Posted by: mals86 | February 12, 2011 at 10:41 PM
All Weil deserves the attention that Chanel gets.
I adore Weil de Weil, and even in its attenuated EDC form, Antilope tells me stories. I have one other Weil on my shelf, from 1978, Mollie Parnis. It is simply my favorite fragrance of all time. People - men, wome - would follow me around and ask me what I was wearing. The last 1/4 inch of that deepy orangy elixir in the bottom of the elegant circle-within-a-square bottle has turned nearly beyond recognition, but I still open it up for a quick smell.
Posted by: julie | February 23, 2011 at 09:07 PM
Julie, you've gotten me totally intrigued by Mollie Parnis. Never heard of it! And I would love to hear what the stories are that Antilope tells you, even in attenuated eau de cologne form. I'm waiting...;-)

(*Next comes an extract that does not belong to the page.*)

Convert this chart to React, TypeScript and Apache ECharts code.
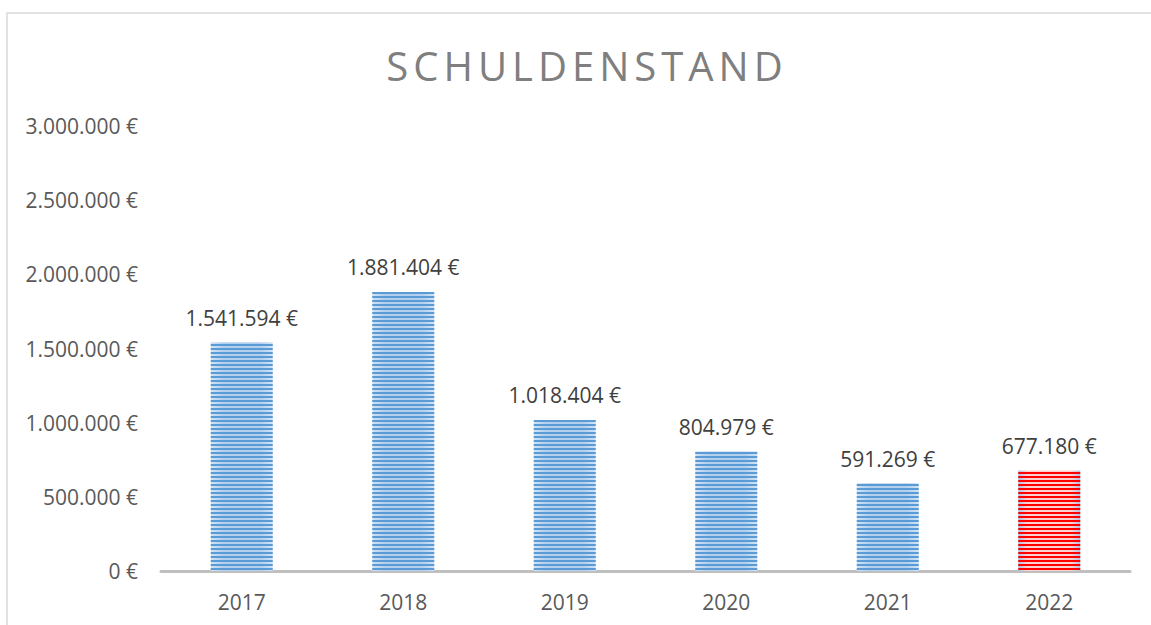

Posted by: Perfumaniac | February 24, 2011 at 05:04 AM
Hello, again. Since I last posted I got a decant of Vol de Nuit, and the resemblance to Weil de Weil is striking, especially the top notes. From there, VdN does a soft landing on that coumarin/vanillin Guerliande cushion, where WdW stays more bracing, finishing in leather and white flowers to my nose.
Antilope. You wrote about it better than I ever could. I will add this: some fragrances are described as "sharp" - Antilope to me is "round" - There's no bite to it, yet it is never cloying or boring. Something about it takes me back to my growing-up years, it is womanly, both alluring and comforting. The violet note gives it a facet of old-fashioned, but these aren't the dessicated violets of L'Heure Bleue, a fragrance I adore for its meditative stillness. Antilope's violets are still in the ground and sun-kissed, and there you have another facet of Antilope, it is of the outdoors without being sporty. Round yet with facets. Hmmmm.
Posted by: julie | April 04, 2011 at 01:59 AM
So glad you like Weil de Weil, julie. I have the vintage Vol de Nuit, and don't recall the top notes being similar, but I'll check it out again. I love: "VdN does a soft landing on that coumarin/vanillin Guerliande cushion..."(It is a cushion!)
And Antilope really is wonderful. Even as you were describing it I could remember the scent of hay, chamomile, a touch of mint, a subtle berry without the sweetness. It's definitely round! Thanks for stopping by!
Posted by: Perfumaniac | April 04, 2011 at 11:39 AM
Hello, again. As it happened I put on a sample of Chanel 19 this morning, and thought WdW immediately, so of course I had to revisit your posts on both. Amazing, both born in 1971. bittergracenotes sums up WdW in a sentence, here the link,
http://bittergracenotes.blogspot.com/2009/06/one-sentence-perfume-review-weil-de.html
but I'll spare you the suspense: "It's the smell of a swamp in Paradise."
19 disappears on my skin. I'm passing around my Weils on basenotes and expect WdW will get a lot of love.
Posted by: julie | August 01, 2012 at 11:32 AM
A swamp in Paradise is great, Julie! Weil de Weil is green, green, green. Sounds like paradise to me!
Posted by: Perfumaniac | August 01, 2012 at 10:14 PM
I count myself lucky to have stumbled upon a 7.5 ml mini of this late last week. It came yesterday and oh! This perfume is stunning! The opening absolutely floored me! The only other perfume that has such a beautiful opening for me is Le Parfum de Therese, which also has tangerine in the top notes. I haven't really been able to figure out this perfume yet, the opening has my head spinning, but I love the green and the subtle woodiness of it.